Senior Bollywood actress Padmini Kolhapure is one of the few Maharashtrian stars in showbiz and over the years, she has made sure to remain connected to her roots. Just like every year, this year too, she celebrated the festival of Ganeshotsav with her vast family and the bonhomie is one-of-a-kind in B-Town.
In a candid chat with The Free Press Journal, Padmini shares her Ganeshotsav traditions, the importance of eco-friendly idols, significance of the festival for her, and more. Excerpts:
What are your childhood memories of celebrating Ganeshotsav?
My earliest childhood memories are from when we lived in Chinchpokli. We used to go in a truck to get our Ganpatis from Girgaon. Numerous families with idols of varying sizes used to get into one truck and get Bappa home. Later, when we moved to Juhu in a housing society, we used to roam around and visit everyone's house in groups, singing aartis with full enthusiasm. Some or the other family would host a dinner every day, and we made sure to not miss out on the feast.
During the visarjan, even though we had Bappa at our place for only one-and-a-half days, we used to go to the beach with other families who hosted the Lord for five, seven or 10 days. The entire community celebrated the festival like one big family.
How did you celebrate Ganeshotsav this year?
For the past couple of years, I have stopped bringing Ganpati Bappa at my house since I lost my parents and there are too many emotions attached to it. So we now welcome Bappa at my sister's house. The idol is brought there but the bhog still happens at my house. This year too, the entire family gathered at my place and we worshipped the Ganpati which is already there in my house's temple and then we feasted on scrumptious Maharashtrian food together.
Which are your favourite pandals to visit in Mumbai?
Of course, Lalbaugcha Raja, and we have a connection to the GSB Ganeshotsav in Wadala since my mother was a Saraswat. We also visit the GSB Seva Mandal Ganpati in Matunga. Additionally, I go to the Pandurang Society Ganeshotsav in Juhu every year without fail. It's my old housing society and I've been going there ever since we moved out.
Which is your favourite place to eat modak from and favourite food items you enjoy during the festival?
We had this typical menu for almost 50 years. We made sevai kheer, puris and potatoes, and a traditional Maharashtrian dish with all kinds of vegetables and corn, and people would visit our house to eat just that. On Day 2 of Ganeshotsav, we make this dish called Rushichi Bhaji, a mixed vegetable preparation again, and we even parcel it for all our relatives. That's a speciality.
As for modaks, I love the ones made at my place. We make 21 modaks at home every year, which we serve to Bappa, and the rest, we get from outside.
Why do you think is it important to have an eco-friendly Ganesha idol?
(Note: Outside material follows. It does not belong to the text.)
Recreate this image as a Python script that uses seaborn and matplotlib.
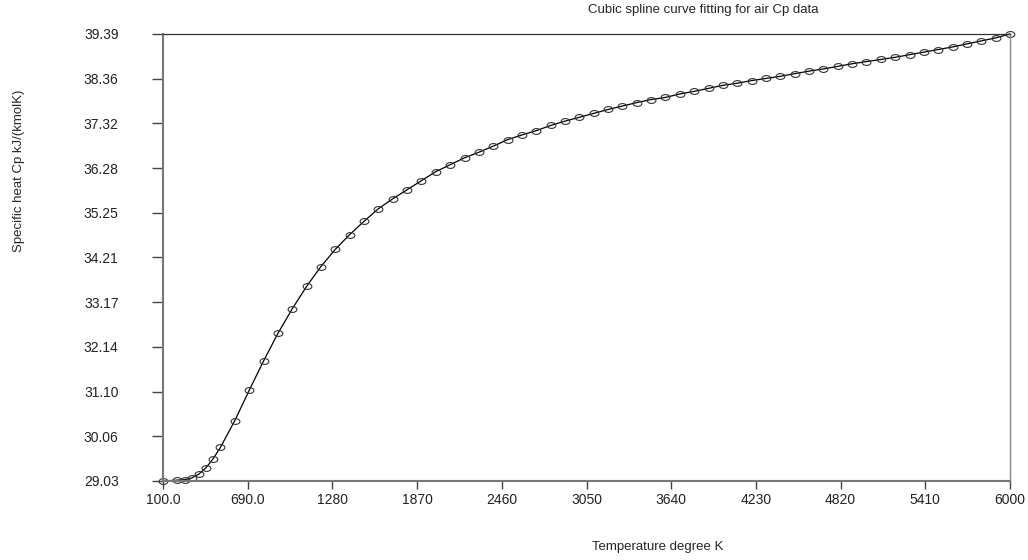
import numpy as np
import pandas as pd
import matplotlib
matplotlib.use('Agg')
import matplotlib.pyplot as plt
import seaborn as sns
from matplotlib.path import Path
from matplotlib.transforms import Affine2D

# temperature (K) and Cp (kJ/kmol K)
temp = [100, 200, 250, 300, 350, 400, 450, 500] + list(range(600, 6001, 100))
cp = [29.03, 29.05, 29.06, 29.10, 29.19, 29.34, 29.55, 29.81,
      30.43, 31.13, 31.81, 32.45, 33.02, 33.54, 34.00, 34.40, 34.74, 35.05,
      35.34, 35.57, 35.78, 35.99, 36.20, 36.36, 36.52, 36.65, 36.79, 36.94,
      37.05, 37.15, 37.27, 37.37, 37.46, 37.55, 37.64, 37.72, 37.80, 37.87,
      37.92, 38.00, 38.06, 38.13, 38.20, 38.25, 38.31, 38.36, 38.41, 38.47,
      38.53, 38.58, 38.64, 38.70, 38.75, 38.80, 38.85, 38.91, 38.97, 39.03,
      39.09, 39.16, 39.23, 39.30, 39.39]

x_tick_labels = ['100.0', '690.0', '1280', '1870', '2460', '3050',
                 '3640', '4230', '4820', '5410', '6000']
y_tick_labels = ['29.03', '30.06', '31.10', '32.14', '33.17', '34.21',
                 '35.25', '36.28', '37.32', '38.36', '39.39']

df = pd.DataFrame({'T': temp, 'Cp': cp})

sns.set_style('white')
plt.rcParams['font.family'] = ['Liberation Sans', 'DejaVu Sans']

fig = plt.figure(figsize=(10.28, 5.6), dpi=100)
ax = fig.add_axes([0.1586, 0.1411, 0.9825 - 0.1586, 0.9393 - 0.1411])

# small flat ellipse markers
ellipse = Path.unit_circle().transformed(Affine2D().scale(1.5, 1.0))

sns.lineplot(data=df, x='T', y='Cp', ax=ax, color='black', linewidth=0.9,
             marker=ellipse, markersize=6.3, markerfacecolor='none',
             markeredgecolor='#333333', markeredgewidth=0.8, clip_on=False)

ax.set_xlim(100, 6000)
ax.set_ylim(min(cp), max(cp))
ax.set_xticks(np.linspace(100, 6000, 11))
ax.set_xticklabels(x_tick_labels)
ax.set_yticks(np.linspace(min(cp), max(cp), 11))
ax.set_yticklabels(y_tick_labels)
ax.tick_params(axis='both', direction='out', labelsize=10, colors='#222222',
               bottom=True, left=True)
ax.tick_params(axis='y', length=8, width=1, pad=24, color='#444444')
ax.tick_params(axis='x', length=5.5, width=1, pad=3, color='#444444')
ax.set_xlabel('')
ax.set_ylabel('')

for side in ['left', 'bottom']:
    ax.spines[side].set_color('#777777')
    ax.spines[side].set_linewidth(1.5)
ax.spines['right'].set_color('#888888')
ax.spines['right'].set_linewidth(1.0)
ax.spines['top'].set_color('#333333')
ax.spines['top'].set_linewidth(0.9)

fig.text(0.684, 0.982, 'Cubic spline curve fitting for air Cp data',
         ha='center', va='center', fontsize=9.5)
fig.text(0.64, 0.023, 'Temperature degree K', ha='center', va='center', fontsize=9.5)
fig.text(0.018, 0.695, 'Specific heat Cp kJ/(kmolK)', ha='center', va='center',
         rotation=90, fontsize=9.5)

fig.savefig('out.png', dpi=100)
Eco-friendly Ganpati idols should be the only option today. I have been living by the beach all my life now and I remember, every morning after Ganeshotsav, we used to go to the beach and see damaged, broken idols floating around. It is a very painful sight and it's disrespectful to the Lord. Most importantly, not getting eco-friendly idols is ruining our environment in ways we cannot repair. We cannot be so selfish. Eco-friendly idols are the least we can do for future generations. We owe it to them, and someone has to take the first step.
What did you pray for this year?
I don't really pray or ask God for anything. It's more of gratitude and apology. We all need to collectively apologise to the Lord for what we are doing to humanity and the environment. God gave us this planet and the resources and we are just busy ruining it, without thinking about the consequences. I also thanked Bappa for this life and for everything that he gave me and keeps giving even before I ask for it.
What is your favourite part about this festival?
The fact that Ganeshotsav is more like a community festival. People can openly visit each other's place and pray, eat and laugh together. This is the only festival when the doors of a household are open for everyone. You can just walk in and you will be welcomed with open arms. There are some people whom you get to meet at least once a year despite the busy schedules, thanks to Ganeshotsav. It's like an annual ritual of coming together and sharing our joys!